Friday, October 19, 2007

Perfecting the art of the hissy fit

Steve Benen, The Carpetbagger Report: If you blinked you missed it, but on late Wednesday afternoon, House Minority Leader John Boehner (R-Ohio) tried to stir up yet another outrage against MoveOn.org. The group, along with coalition partners, unveiled the S-CHIP ad featuring 2-year-old Bethany Wilkerson. MoveOn announced that the ad would run in districts of lawmakers who voted against the bipartisan compromise measure.
Boehner said the ad was misleading, and did his level best to get everyone excited about it: “As with MoveOn’s slanderous attacks on General David Petraeus, the new ads are so misleading and disgusting they have no place in our nation’s political discourse. I call on all Members of Congress to join me in condemning this pathetic, misleading action.”
In this case, it didn’t work. No one cared. Boehner hoped to stir a new round of whining — nothing excites the right like manufactured outrage — but this one was a dud.
So, they tried again yesterday with a new faux scandal.

Rep. Pete Stark, D-California, is facing fire from Republicans for comments on the House floor Thursday suggesting Americans are dying in Iraq for President Bush’s amusement.

Sharply critical of Bush’s veto of the children’s health insurance legislation, Stark said Republicans are spending money “to blow up innocent people if we can get enough kids to grow old enough … to send to Iraq to get their heads blown off for the president’s amusement.”

Republican National Committee Chairman Mike Duncan quickly condemned the comments, saying in a statement they are “an insult to every American, Democrat or Republican.”

“The leaders of the Democrat Party, including Nancy Pelosi and their presidential candidates, need to stand up and make it clear that this kind of attack is unacceptable from any elected official,” Duncan added.

As Digby put it, “These people are going to overdose on smelling salts and phony sanctimony if they don’t watch out. It’s about once a week now, isn’t it?”

In fact, yes.

What, exactly, did Stark say, in context? Atrios ran an extended excerpt.

“First of all, I’m just amazed they can’t figure out, the Republicans are worried we can’t pay for insuring an additional 10 million children. They sure don’t care about finding $200 billion to fight the illegal war in Iraq. Where ya gonna get that money? You going to tell us lies like you’re telling us today? Is that how you’re going to fund the war? You don’t have money to fund the war or children. But you’re going to spend it to blow up innocent people if we can get enough kids to grow old enough for you to send to Iraq to get their heads blown off for the President’s amusement. This bill would provide healthcare for 10 million children and unlike the President’s own kids, these children can’t see a doctor or receive necessary care. […]

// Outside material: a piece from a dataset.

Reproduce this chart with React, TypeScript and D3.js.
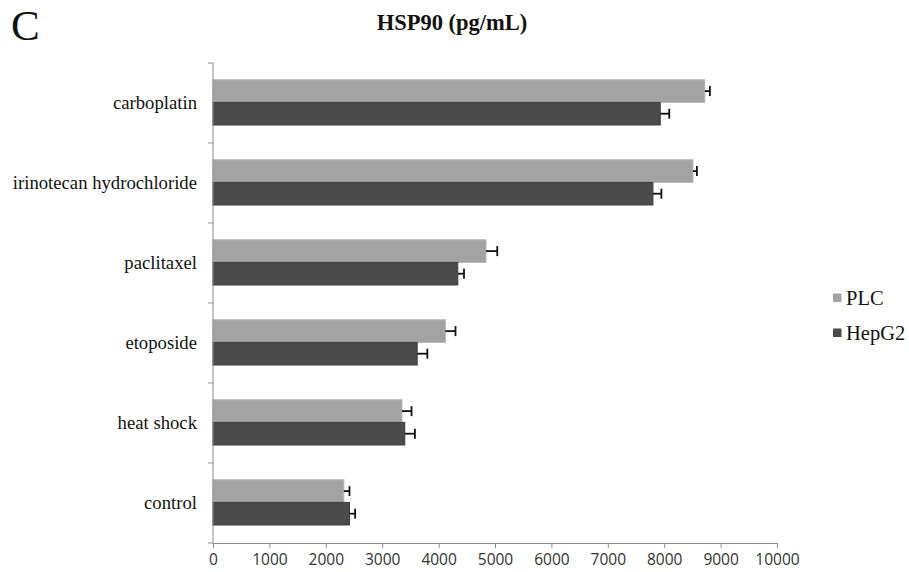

“But President Bush’s statements about children’s health shouldn’t be taken any more seriously than his lies about the war in Iraq. The truth is that Bush just likes to blow things up. In Iraq, in the United States and in Congress.”

Intemperate? Sure. Worth having a hissy fit over? Probably not.

But it had been days since the Republican machine has coordinated to whine about something they’d heard some liberal say, so they seized on this one fairly quickly. CNN ran with it, as if Stark’s comments were an important development in the debate, and conservative news outlets treated this like a real story.

Sigh.

Look, occasionally political figures and officials are going to say intemperate things. Does the right have to go into high dudgeon every time this much? Republicans end up looking rather hysterical, as if their delicate sensibilities and virgin ears can’t bear to hear a Democrat say a discouraging word. Maybe it’s time the GOP grew up a little, and reserved their outrage for truly offensive comments. People stopped listening to the boy who cried wolf, after all.

Indeed, just this week, Attorney General nominee Michael Mukasey compared U.S. officials to Nazis, and Rep. Eric Cantor (R-Va.) accused Democratic lawmakers of treason, saying Dems are “desperately against allowing our intelligence agencies to fight” Osama bin Laden and al Qaeda.

Dems didn’t throw a hissy fit; CNN didn’t find it noteworthy; and no one got hysterical.

It’s as if Republicans have decided that they can’t govern, so they’ll perfect the fine art of whining. It’s rather unbecoming, but I guess they need to play to their strengths.